Nel Mali comunque cresce l’insicurezza, in particolare nelle regioni del Nord, così come pure cresce la disoccupazione e crescono, con l’afflusso degli sfollati in percentuali insostenibili per la popolazione residente, i conflitti tra le diverse comunità maliane, dovute anche alla scarsità di beni primari (cibo, acqua…) e all’aumento esponenziale dei prezzi per tali beni.In questo quadro va inserita la scarsa risposta alle richiesta di assistenza, come affermano le organizzazioni delle Nazioni Unite. Le condizioni restano preoccupanti e allarmanti e l’attenzione, per una crisi che sembra già essere stata dimenticata, non può abbassarsi.

Caritas cerca di mantenere alta l’attenzione sulla situazione in Mali e nella regione: la rete delle Caritas Nazionali della regione (Senegal, Mali, Niger, Burkina Faso) ha rilevato anch’essa un calo di attenzione su questa crisi, e ribadito l’estrema gravità della situazione nell’ultimo incontro del gruppo di coordinamento di Caritas Internationalis sulla crisi di cui anche Caritas Italiana è membro, tenutosi a Bamako il 24-26 giugno 2013. La rete Caritas ha fermamente riaffermato la necessità di continuare l’impegno e le azioni di risposta umanitaria alla crisi iniziate nel gennaio 2013 con il lancio di un Appello di Emergenza regionale di assistenza umanitaria a sfollati e rifugiati.

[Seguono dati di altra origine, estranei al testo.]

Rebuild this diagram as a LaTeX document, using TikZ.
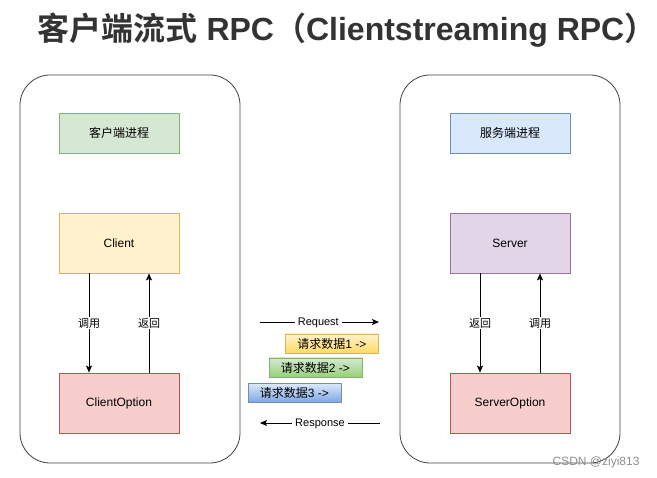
\documentclass[tikz,border=0pt]{standalone}
\usepackage{fontspec}
\setmainfont{Liberation Sans}
\newfontfamily\cjk{Noto Sans CJK SC}[BoldFont={Noto Sans CJK SC Bold}]
\usetikzlibrary{arrows.meta,calc}
\definecolor{titlegray}{HTML}{333333}
\definecolor{gfill}{HTML}{D5E8D4}\definecolor{gline}{HTML}{82B366}\definecolor{gdark}{HTML}{97D077}
\definecolor{yfill}{HTML}{FFF2CC}\definecolor{yline}{HTML}{D6B656}\definecolor{ydark}{HTML}{FFD966}
\definecolor{rfill}{HTML}{F8CECC}\definecolor{rline}{HTML}{B85450}
\definecolor{bfill}{HTML}{DAE8FC}\definecolor{bline}{HTML}{6C8EBF}\definecolor{bdark}{HTML}{7EA6E0}
\definecolor{pfill}{HTML}{E1D5E7}\definecolor{pline}{HTML}{9673A6}
\tikzset{
  proc/.style={rounded corners=30pt,draw=black!75,line width=0.8pt,minimum width=220pt,minimum height=388pt},
  box/.style={draw,line width=0.8pt,minimum width=120pt,minimum height=60pt,font=\fontsize{12}{14}\selectfont},
  tbox/.style={box,minimum height=40pt},
  msg/.style={draw,line width=0.8pt,minimum width=93pt,minimum height=19pt,inner sep=0pt,font=\fontsize{12}{14}\selectfont},
  conn/.style={line width=0.9pt,-{Stealth[length=7pt,width=6pt,inset=1.5pt]}},
  lab/.style={fill=white,inner xsep=3pt,inner ysep=1.5pt,font=\fontsize{11}{13}\selectfont},
}
\begin{document}
\begin{tikzpicture}[x=1pt,y=-1pt]
\useasboundingbox (0,0) rectangle (657,478);
\node[font=\bfseries\fontsize{32}{36}\selectfont,text=titlegray] (title) at (347,30) {{\cjk\bfseries 客户端流式} RPC{\cjk\bfseries （}Clientstreaming RPC{\cjk\bfseries ）}};
\node[proc] (lp) at (130,269) {};
\node[proc] (rp) at (510,269) {};
\node[tbox,fill=gfill,draw=gline] (cp) at (119,133) {\cjk 客户端进程};
\node[box,fill=yfill,draw=yline] (client) at (119,243) {Client};
\node[box,fill=rfill,draw=rline] (co) at (119,403) {ClientOption};
\node[tbox,fill=bfill,draw=bline] (sp) at (510,133) {\cjk 服务端进程};
\node[box,fill=pfill,draw=pline] (server) at (510,243) {Server};
\node[box,fill=rfill,draw=rline] (so) at (510,403) {ServerOption};
\draw[conn] ([xshift=-30pt]client.south) -- node[lab]{\cjk 调用} ([xshift=-30pt]co.north);
\draw[conn] ([xshift=30pt]co.north) -- node[lab]{\cjk 返回} ([xshift=30pt]client.south);
\draw[conn] ([xshift=-30pt]server.south) -- node[lab]{\cjk 返回} ([xshift=-30pt]so.north);
\draw[conn] ([xshift=30pt]so.north) -- node[lab]{\cjk 调用} ([xshift=30pt]server.south);
\coordinate (reqS) at (260,322);
\coordinate (reqE) at (379,322);
\coordinate (resS) at (380,423);
\coordinate (resE) at (260,423);
\draw[conn] (reqS) -- node[lab,pos=0.49,yshift=-1pt]{Request} (reqE);
\draw[conn] (resS) -- node[lab,pos=0.5,yshift=-1pt]{Response} (resE);
\node[msg,top color=yfill,bottom color=ydark,draw=yline] (m1) at (332,343.5) {{\cjk 请求数据}1 ->};
\node[msg,top color=gfill,bottom color=gdark,draw=gline] (m2) at (315.5,367.5) {{\cjk 请求数据}2 ->};
\node[msg,top color=bfill,bottom color=bdark,draw=bline] (m3) at (294.5,393) {{\cjk 请求数据}3 ->};
\node[text=black!45,font=\fontsize{12}{14}\selectfont,anchor=east] (wm) at (643,462) {CSDN @ziyi813};
\end{tikzpicture}
\end{document}
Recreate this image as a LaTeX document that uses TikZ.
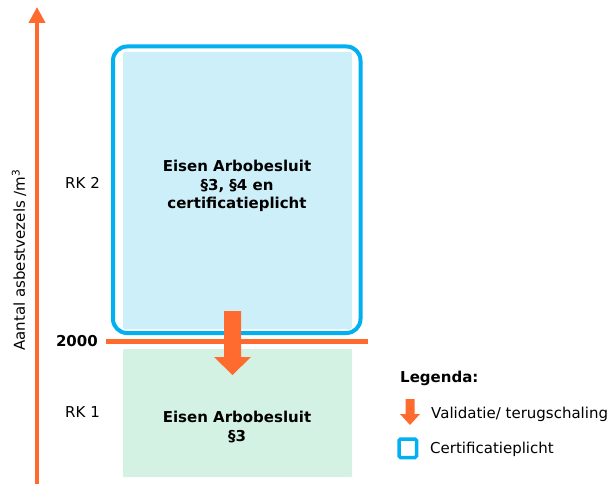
\documentclass[tikz,border=0pt]{standalone}
\usepackage{fontspec}
\setmainfont{DejaVu Sans}
\usetikzlibrary{arrows.meta}
\definecolor{orng}{RGB}{255,106,46}
\definecolor{cblue}{RGB}{0,176,240}
\definecolor{lblue}{RGB}{204,239,249}
\definecolor{lgreen}{RGB}{211,242,228}
\tikzset{
  lbl/.style={font=\fontsize{15}{18}\selectfont, text=black, inner sep=0pt},
  boldlbl/.style={font=\fontsize{15}{18}\selectfont\bfseries, text=black, inner sep=0pt},
  boxtext/.style={font=\fontsize{15}{18.5}\selectfont\bfseries, align=center, text=black},
}
\begin{document}
\begin{tikzpicture}[x=1pt,y=-1pt]
\useasboundingbox (0,0) rectangle (611,484);
% axis
\coordinate (axb) at (37,484);
\coordinate (axt) at (37,7);
\draw[orng, line width=4.5pt, -{Triangle[width=16pt,length=16pt]}] (axb) -- (axt);
\node[lbl, rotate=90] (axlabel) at (19,260) {Aantal asbestvezels /m\textsuperscript{3}};
% blue box
\node[fill=lblue, minimum width=229pt, minimum height=277pt, inner sep=0pt, rounded corners=2pt] (blue) at (237.5,190.5) {};
\draw[cblue, line width=4pt, rounded corners=14pt] (113,46.5) rectangle (360.5,333) ;
\node[boxtext] (bluetxt) at (237,186) {Eisen Arbobesluit\\§3, §4 en\\certificatieplicht};
% green box
\node[fill=lgreen, minimum width=229pt, minimum height=128pt, inner sep=0pt, rounded corners=1pt] (green) at (237.5,413) {};
\node[boxtext] (greentxt) at (237,427) {Eisen Arbobesluit\\§3};
% threshold line
\coordinate (tl) at (106,341.5);
\coordinate (tr) at (368,341.5);
\draw[orng, line width=5pt] (tl) -- (tr);
\node[boldlbl, anchor=east] (y2000) at (98,341) {2000};
% labels
\node[lbl, anchor=east] (rk2) at (100,183) {RK 2};
\node[lbl, anchor=east] (rk1) at (100,412) {RK 1};
% big arrow
\fill[orng] (224,311) -- (241,311) -- (241,357) -- (251,357) -- (232.5,375) -- (214,357) -- (224,357) -- cycle;
% legend
\node[boldlbl, anchor=west] (leg) at (400,378) {Legenda:};
\fill[orng] (405.5,399) -- (414.5,399) -- (414.5,414) -- (420,414) -- (410,425) -- (400,414) -- (405.5,414) -- cycle;
\node[lbl, anchor=west] (legv) at (431,414) {Validatie/ terugschaling};
\draw[cblue, line width=3.5pt, rounded corners=1.5pt] (399,439) rectangle (416.5,457.5);
\node[lbl, anchor=west] (legc) at (430,449) {Certificatieplicht};
\end{tikzpicture}
\end{document}
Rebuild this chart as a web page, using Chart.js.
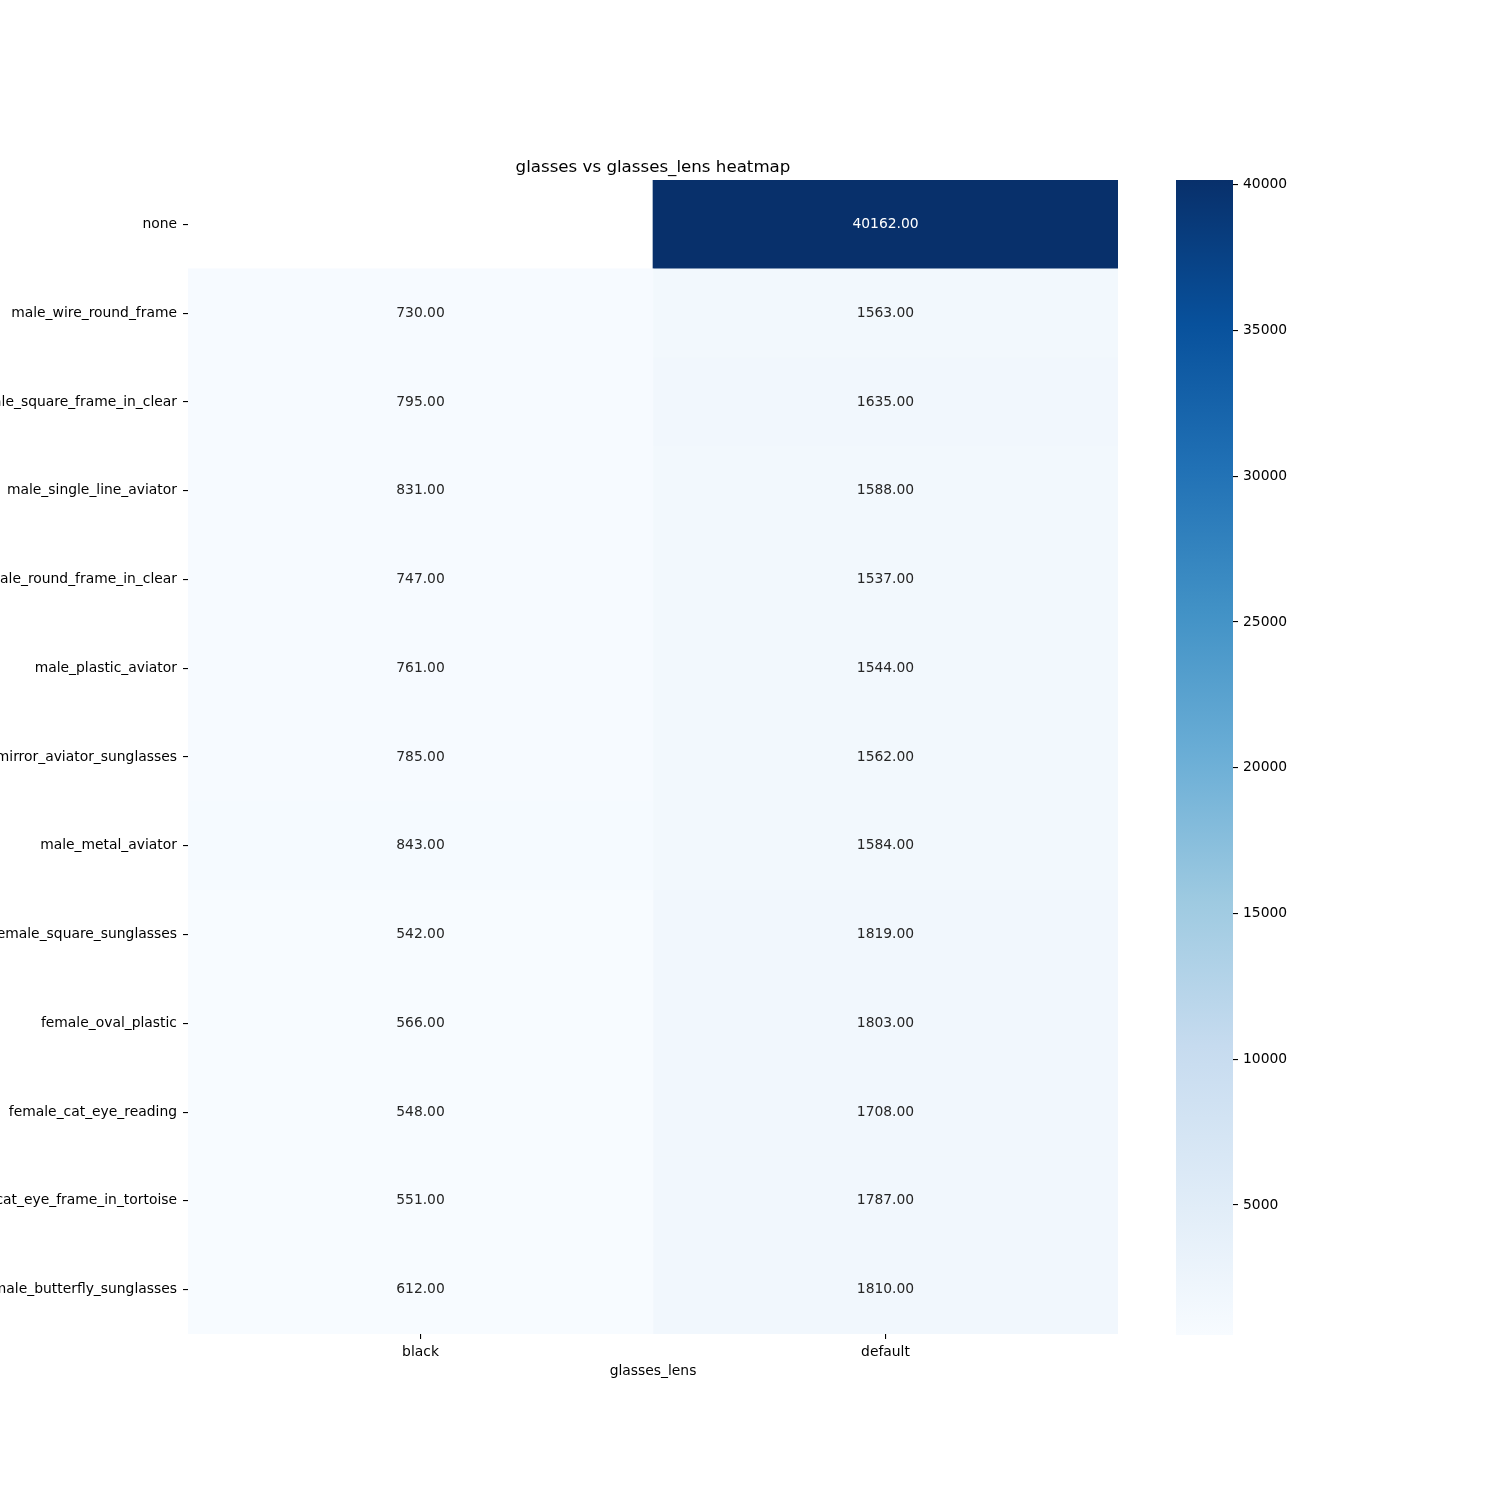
<!DOCTYPE html>
<html><head><meta charset="utf-8">
<script src="https://cdn.jsdelivr.net/npm/chart.js@4.4.1/dist/chart.umd.min.js"></script>
<style>
html,body{margin:0;padding:0;background:#fff;}
#wrap{position:relative;width:1500px;height:1500px;background:#fff;}
canvas{position:absolute;left:0;top:0;}
</style></head><body>
<div id="wrap"><canvas id="main" width="1500" height="1500"></canvas><canvas id="cbar" width="1500" height="1500"></canvas></div>
<script>
// ---- data ----
const rows = [
  'none',
  'male_wire_round_frame',
  'male_square_frame_in_clear',
  'male_single_line_aviator',
  'male_round_frame_in_clear',
  'male_plastic_aviator',
  'male_mirror_aviator_sunglasses',
  'male_metal_aviator',
  'female_square_sunglasses',
  'female_oval_plastic',
  'female_cat_eye_reading',
  'female_cat_eye_frame_in_tortoise',
  'female_butterfly_sunglasses'
];
const columns = ['black', 'default'];
const blackValues = [null, 730, 795, 831, 747, 761, 785, 843, 542, 566, 548, 551, 612];
const defaultValues = [40162, 1563, 1635, 1588, 1537, 1544, 1562, 1584, 1819, 1803, 1708, 1787, 1810];
const colorbarTicks = [5000, 10000, 15000, 20000, 25000, 30000, 35000, 40000];
const chartTitle = 'glasses vs glasses_lens heatmap';
const xTitle = 'glasses_lens';

// ---- colormap (matplotlib Blues) ----
const series = [blackValues, defaultValues];
const allVals = series.flat().filter(v => v != null);
const vmin = Math.min(...allVals), vmax = Math.max(...allVals);
const BLUES = ['#f7fbff','#deebf7','#c6dbef','#9ecae1','#6baed6','#4292c6','#2171b5','#08519c','#08306b'];
function hexRgb(h){ return [parseInt(h.slice(1,3),16), parseInt(h.slice(3,5),16), parseInt(h.slice(5,7),16)]; }
const BLUES_RGB = BLUES.map(hexRgb);
function cmapRgb(t){
  t = Math.max(0, Math.min(1, t));
  const s = t * 8; const i = Math.min(7, Math.floor(s)); const f = s - i;
  const a = BLUES_RGB[i], b = BLUES_RGB[i+1];
  return [0,1,2].map(k => a[k] + (b[k]-a[k]) * f);
}
function colorFor(v){ const c = cmapRgb((v - vmin) / (vmax - vmin)); return `rgb(${c.map(x=>Math.round(x)).join(',')})`; }
function textColorFor(v){
  const c = cmapRgb((v - vmin) / (vmax - vmin)).map(x => { x /= 255; return x <= 0.03928 ? x/12.92 : Math.pow((x+0.055)/1.055, 2.4); });
  const lum = 0.2126*c[0] + 0.7152*c[1] + 0.0722*c[2];
  return lum > 0.408 ? '#262626' : '#ffffff';
}

const FONT_FAMILY = "'DejaVu Sans', sans-serif";
const tickFont = { family: FONT_FAMILY, size: 13.89, weight: 'normal' };

const annotPlugin = {
  id: 'annot',
  afterDatasetsDraw(chart){
    const ctx = chart.ctx;
    ctx.save();
    ctx.font = `13.89px ${FONT_FAMILY}`;
    ctx.textAlign = 'center';
    ctx.textBaseline = 'middle';
    columns.forEach((c, ci) => {
      const meta = chart.getDatasetMeta(ci);
      series[ci].forEach((v, ri) => {
        if (v == null) return;
        const el = meta.data[ri];
        const p = el.getProps(['x','y','base'], true);
        ctx.fillStyle = textColorFor(v);
        ctx.fillText(v.toFixed(2), (p.x + p.base) / 2, p.y);
      });
    });
    ctx.restore();
  }
};

new Chart(document.getElementById('main'), {
  type: 'bar',
  data: {
    labels: rows,
    datasets: columns.map((c, ci) => ({
      label: c,
      data: series[ci].map(v => v == null ? null : [ci, ci + 1]),
      backgroundColor: series[ci].map(v => v == null ? 'rgba(0,0,0,0)' : colorFor(v)),
      borderWidth: 0,
      barPercentage: 1,
      categoryPercentage: 1,
      grouped: false
    }))
  },
  options: {
    indexAxis: 'y',
    responsive: false,
    animation: false,
    devicePixelRatio: 1,
    layout: { padding: { top: 0, left: 0, right: 382, bottom: 0 } },
    plugins: {
      legend: { display: false },
      tooltip: { enabled: false },
      title: {
        display: true, text: chartTitle, fullSize: false, color: '#000',
        font: { family: FONT_FAMILY, size: 16.67, weight: 'normal' },
        padding: { top: 158, bottom: 2 }
      }
    },
    scales: {
      x: {
        type: 'linear', min: 0, max: 2,
        afterBuildTicks: s => { s.ticks = columns.map((c, i) => ({ value: i + 0.5 })); },
        ticks: { callback: (v, i) => columns[i], color: '#000', font: tickFont, padding: 5.5, autoSkip: false, maxRotation: 0 },
        grid: { drawOnChartArea: false, drawTicks: true, tickLength: 5, color: '#000', lineWidth: 1.1 },
        border: { display: false },
        title: { display: true, text: xTitle, color: '#000', font: tickFont, padding: { top: 0, bottom: 120.7 } },
        afterFit: s => { s.height = 166; }
      },
      y: {
        type: 'category', offset: true,
        grid: { offset: false, drawOnChartArea: false, drawTicks: true, tickLength: 5, color: '#000', lineWidth: 1.1 },
        border: { display: false },
        ticks: { color: '#000', font: tickFont, padding: 6, autoSkip: false },
        afterFit: s => { s.width = 188; }
      }
    }
  },
  plugins: [annotPlugin]
});

new Chart(document.getElementById('cbar'), {
  type: 'bar',
  data: {
    labels: ['colorbar'],
    datasets: [{
      data: [[vmin, vmax]],
      backgroundColor: (c) => {
        const a = c.chart.chartArea;
        if (!a) return BLUES[0];
        const g = c.chart.ctx.createLinearGradient(0, a.bottom, 0, a.top);
        BLUES.forEach((col, i) => g.addColorStop(i / 8, col));
        return g;
      },
      borderWidth: 0,
      barPercentage: 1,
      categoryPercentage: 1
    }]
  },
  options: {
    responsive: false,
    animation: false,
    devicePixelRatio: 1,
    layout: { padding: { top: 180, left: 1176, right: 167, bottom: 165 } },
    plugins: { legend: { display: false }, tooltip: { enabled: false }, title: { display: false } },
    scales: {
      x: { display: false },
      y: {
        position: 'right', min: vmin, max: vmax,
        afterBuildTicks: s => { s.ticks = colorbarTicks.map(v => ({ value: v })); },
        ticks: { color: '#000', font: tickFont, padding: 5, callback: v => String(v) },
        grid: { drawOnChartArea: false, drawTicks: true, tickLength: 5, color: '#000', lineWidth: 1.1 },
        border: { display: false },
        afterFit: s => { s.width = 100; }
      }
    }
  }
});
</script>
</body></html>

In occasione di questo incontro, a cui ha partecipato anche i Caritas Italiana, è stato lanciato un Appello perché questa crisi non venga dimenticata e sono state programmate le strategie per mitigare gli effetti della crisi (apertura di nuove sedi di Caritas Mali nel nord del paese, ricerca di ulteriori finanziamenti, coordinamento tra paesi frontalieri (in particolare Mali, Niger, Senegal e Burkina), continuazione delle attività di assistenza umanitaria per sfollati e rifugiati, ma anche presenza nel processo delle prossime elezioni politiche per contribuire a renderle democratiche e libere e nel lavoro di riconciliazione e coesione sociale indispensabile nel medio-lungo termine per una pace duratura. Un futuro migliore da augurare, ma una realtà ancora molto problematica.